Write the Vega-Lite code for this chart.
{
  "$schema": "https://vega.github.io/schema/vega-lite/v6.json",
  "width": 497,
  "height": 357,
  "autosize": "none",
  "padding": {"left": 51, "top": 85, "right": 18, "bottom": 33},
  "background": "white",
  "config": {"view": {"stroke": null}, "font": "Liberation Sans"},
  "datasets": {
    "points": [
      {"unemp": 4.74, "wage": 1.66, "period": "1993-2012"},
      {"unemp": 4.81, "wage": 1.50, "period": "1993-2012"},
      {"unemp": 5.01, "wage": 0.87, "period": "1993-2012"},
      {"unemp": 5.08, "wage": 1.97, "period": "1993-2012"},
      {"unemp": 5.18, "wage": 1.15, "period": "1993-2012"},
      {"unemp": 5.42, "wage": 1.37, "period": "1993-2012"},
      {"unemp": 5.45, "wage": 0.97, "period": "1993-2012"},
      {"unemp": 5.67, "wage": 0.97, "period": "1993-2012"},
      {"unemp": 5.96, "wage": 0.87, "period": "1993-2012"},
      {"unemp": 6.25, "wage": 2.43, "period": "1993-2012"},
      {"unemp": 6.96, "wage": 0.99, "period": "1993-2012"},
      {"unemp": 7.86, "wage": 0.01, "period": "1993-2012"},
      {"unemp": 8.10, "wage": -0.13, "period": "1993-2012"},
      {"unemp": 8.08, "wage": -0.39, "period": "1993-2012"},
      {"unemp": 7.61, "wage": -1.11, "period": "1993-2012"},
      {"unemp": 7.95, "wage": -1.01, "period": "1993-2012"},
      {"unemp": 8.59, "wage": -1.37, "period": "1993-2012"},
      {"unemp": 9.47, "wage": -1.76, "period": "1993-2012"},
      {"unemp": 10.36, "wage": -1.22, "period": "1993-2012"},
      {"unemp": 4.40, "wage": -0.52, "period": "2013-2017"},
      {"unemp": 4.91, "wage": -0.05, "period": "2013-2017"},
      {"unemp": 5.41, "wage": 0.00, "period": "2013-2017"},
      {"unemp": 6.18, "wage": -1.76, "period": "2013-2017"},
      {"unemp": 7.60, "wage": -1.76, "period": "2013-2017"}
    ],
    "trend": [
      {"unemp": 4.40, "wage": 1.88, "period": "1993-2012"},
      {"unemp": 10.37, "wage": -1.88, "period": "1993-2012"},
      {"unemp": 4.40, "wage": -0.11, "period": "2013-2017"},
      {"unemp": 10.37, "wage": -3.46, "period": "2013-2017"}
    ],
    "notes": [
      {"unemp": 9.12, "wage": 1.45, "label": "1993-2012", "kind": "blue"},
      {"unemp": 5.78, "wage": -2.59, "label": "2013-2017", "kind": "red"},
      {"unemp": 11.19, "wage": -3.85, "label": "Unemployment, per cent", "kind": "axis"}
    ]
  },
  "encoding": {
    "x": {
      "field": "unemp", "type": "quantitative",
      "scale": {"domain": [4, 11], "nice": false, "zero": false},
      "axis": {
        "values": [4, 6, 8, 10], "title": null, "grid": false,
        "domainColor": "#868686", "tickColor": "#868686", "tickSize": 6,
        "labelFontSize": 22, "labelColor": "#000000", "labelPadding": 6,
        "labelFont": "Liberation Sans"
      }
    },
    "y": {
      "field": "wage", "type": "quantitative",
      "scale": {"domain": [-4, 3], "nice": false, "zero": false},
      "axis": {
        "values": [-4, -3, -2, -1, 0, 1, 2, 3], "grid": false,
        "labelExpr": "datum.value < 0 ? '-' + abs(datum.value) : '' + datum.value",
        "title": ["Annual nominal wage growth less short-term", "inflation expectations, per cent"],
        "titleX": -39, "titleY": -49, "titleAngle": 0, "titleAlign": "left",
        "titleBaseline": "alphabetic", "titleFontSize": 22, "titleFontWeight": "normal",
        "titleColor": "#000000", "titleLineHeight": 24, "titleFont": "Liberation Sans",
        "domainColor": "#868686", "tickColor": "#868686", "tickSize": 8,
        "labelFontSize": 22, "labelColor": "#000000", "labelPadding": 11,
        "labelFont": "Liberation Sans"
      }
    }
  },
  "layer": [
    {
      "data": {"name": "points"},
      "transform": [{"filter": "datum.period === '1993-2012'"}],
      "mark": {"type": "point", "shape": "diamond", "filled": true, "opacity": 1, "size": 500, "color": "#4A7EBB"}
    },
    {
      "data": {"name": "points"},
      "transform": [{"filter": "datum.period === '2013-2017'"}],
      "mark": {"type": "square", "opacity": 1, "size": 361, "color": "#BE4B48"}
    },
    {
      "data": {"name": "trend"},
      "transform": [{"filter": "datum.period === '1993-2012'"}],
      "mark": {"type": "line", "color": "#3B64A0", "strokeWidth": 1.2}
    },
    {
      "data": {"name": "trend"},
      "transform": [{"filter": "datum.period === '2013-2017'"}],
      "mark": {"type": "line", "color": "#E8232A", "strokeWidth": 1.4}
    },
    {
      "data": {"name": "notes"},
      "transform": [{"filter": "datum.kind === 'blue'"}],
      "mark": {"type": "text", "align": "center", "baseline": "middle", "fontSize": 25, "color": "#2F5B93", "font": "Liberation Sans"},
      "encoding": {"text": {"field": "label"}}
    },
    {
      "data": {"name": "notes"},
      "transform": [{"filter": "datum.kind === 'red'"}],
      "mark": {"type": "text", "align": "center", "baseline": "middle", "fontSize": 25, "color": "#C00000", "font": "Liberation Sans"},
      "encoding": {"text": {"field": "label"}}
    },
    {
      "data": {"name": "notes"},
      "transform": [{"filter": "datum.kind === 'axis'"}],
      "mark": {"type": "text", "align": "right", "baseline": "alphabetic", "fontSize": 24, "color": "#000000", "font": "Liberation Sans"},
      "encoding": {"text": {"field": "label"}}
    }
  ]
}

^^^^^^^^^^^^^^^^

## PROMPT
Reproduce the whole listing word for word.

## CORRECT RESULT
Write the Vega-Lite code for this chart.
{
  "$schema": "https://vega.github.io/schema/vega-lite/v6.json",
  "width": 497,
  "height": 357,
  "autosize": "none",
  "padding": {"left": 51, "top": 85, "right": 18, "bottom": 33},
  "background": "white",
  "config": {"view": {"stroke": null}, "font": "Liberation Sans"},
  "datasets": {
    "points": [
      {"unemp": 4.74, "wage": 1.66, "period": "1993-2012"},
      {"unemp": 4.81, "wage": 1.50, "period": "1993-2012"},
      {"unemp": 5.01, "wage": 0.87, "period": "1993-2012"},
      {"unemp": 5.08, "wage": 1.97, "period": "1993-2012"},
      {"unemp": 5.18, "wage": 1.15, "period": "1993-2012"},
      {"unemp": 5.42, "wage": 1.37, "period": "1993-2012"},
      {"unemp": 5.45, "wage": 0.97, "period": "1993-2012"},
      {"unemp": 5.67, "wage": 0.97, "period": "1993-2012"},
      {"unemp": 5.96, "wage": 0.87, "period": "1993-2012"},
      {"unemp": 6.25, "wage": 2.43, "period": "1993-2012"},
      {"unemp": 6.96, "wage": 0.99, "period": "1993-2012"},
      {"unemp": 7.86, "wage": 0.01, "period": "1993-2012"},
      {"unemp": 8.10, "wage": -0.13, "period": "1993-2012"},
      {"unemp": 8.08, "wage": -0.39, "period": "1993-2012"},
      {"unemp": 7.61, "wage": -1.11, "period": "1993-2012"},
      {"unemp": 7.95, "wage": -1.01, "period": "1993-2012"},
      {"unemp": 8.59, "wage": -1.37, "period": "1993-2012"},
      {"unemp": 9.47, "wage": -1.76, "period": "1993-2012"},
      {"unemp": 10.36, "wage": -1.22, "period": "1993-2012"},
      {"unemp": 4.40, "wage": -0.52, "period": "2013-2017"},
      {"unemp": 4.91, "wage": -0.05, "period": "2013-2017"},
      {"unemp": 5.41, "wage": 0.00, "period": "2013-2017"},
      {"unemp": 6.18, "wage": -1.76, "period": "2013-2017"},
      {"unemp": 7.60, "wage": -1.76, "period": "2013-2017"}
    ],
    "trend": [
      {"unemp": 4.40, "wage": 1.88, "period": "1993-2012"},
      {"unemp": 10.37, "wage": -1.88, "period": "1993-2012"},
      {"unemp": 4.40, "wage": -0.11, "period": "2013-2017"},
      {"unemp": 10.37, "wage": -3.46, "period": "2013-2017"}
    ],
    "notes": [
      {"unemp": 9.12, "wage": 1.45, "label": "1993-2012", "kind": "blue"},
      {"unemp": 5.78, "wage": -2.59, "label": "2013-2017", "kind": "red"},
      {"unemp": 11.19, "wage": -3.85, "label": "Unemployment, per cent", "kind": "axis"}
    ]
  },
  "encoding": {
    "x": {
      "field": "unemp", "type": "quantitative",
      "scale": {"domain": [4, 11], "nice": false, "zero": false},
      "axis": {
        "values": [4, 6, 8, 10], "title": null, "grid": false,
        "domainColor": "#868686", "tickColor": "#868686", "tickSize": 6,
        "labelFontSize": 22, "labelColor": "#000000", "labelPadding": 6,
        "labelFont": "Liberation Sans"
      }
    },
    "y": {
      "field": "wage", "type": "quantitative",
      "scale": {"domain": [-4, 3], "nice": false, "zero": false},
      "axis": {
        "values": [-4, -3, -2, -1, 0, 1, 2, 3], "grid": false,
        "labelExpr": "datum.value < 0 ? '-' + abs(datum.value) : '' + datum.value",
        "title": ["Annual nominal wage growth less short-term", "inflation expectations, per cent"],
        "titleX": -39, "titleY": -49, "titleAngle": 0, "titleAlign": "left",
        "titleBaseline": "alphabetic", "titleFontSize": 22, "titleFontWeight": "normal",
        "titleColor": "#000000", "titleLineHeight": 24, "titleFont": "Liberation Sans",
        "domainColor": "#868686", "tickColor": "#868686", "tickSize": 8,
        "labelFontSize": 22, "labelColor": "#000000", "labelPadding": 11,
        "labelFont": "Liberation Sans"
      }
    }
  },
  "layer": [
    {
      "data": {"name": "points"},
      "transform": [{"filter": "datum.period === '1993-2012'"}],
      "mark": {"type": "point", "shape": "diamond", "filled": true, "opacity": 1, "size": 500, "color": "#4A7EBB"}
    },
    {
      "data": {"name": "points"},
      "transform": [{"filter": "datum.period === '2013-2017'"}],
      "mark": {"type": "square", "opacity": 1, "size": 361, "color": "#BE4B48"}
    },
    {
      "data": {"name": "trend"},
      "transform": [{"filter": "datum.period === '1993-2012'"}],
      "mark": {"type": "line", "color": "#3B64A0", "strokeWidth": 1.2}
    },
    {
      "data": {"name": "trend"},
      "transform": [{"filter": "datum.period === '2013-2017'"}],
      "mark": {"type": "line", "color": "#E8232A", "strokeWidth": 1.4}
    },
    {
      "data": {"name": "notes"},
      "transform": [{"filter": "datum.kind === 'blue'"}],
      "mark": {"type": "text", "align": "center", "baseline": "middle", "fontSize": 25, "color": "#2F5B93", "font": "Liberation Sans"},
      "encoding": {"text": {"field": "label"}}
    },
    {
      "data": {"name": "notes"},
      "transform": [{"filter": "datum.kind === 'red'"}],
      "mark": {"type": "text", "align": "center", "baseline": "middle", "fontSize": 25, "color": "#C00000", "font": "Liberation Sans"},
      "encoding": {"text": {"field": "label"}}
    },
    {
      "data": {"name": "notes"},
      "transform": [{"filter": "datum.kind === 'axis'"}],
      "mark": {"type": "text", "align": "right", "baseline": "alphabetic", "fontSize": 24, "color": "#000000", "font": "Liberation Sans"},
      "encoding": {"text": {"field": "label"}}
    }
  ]
}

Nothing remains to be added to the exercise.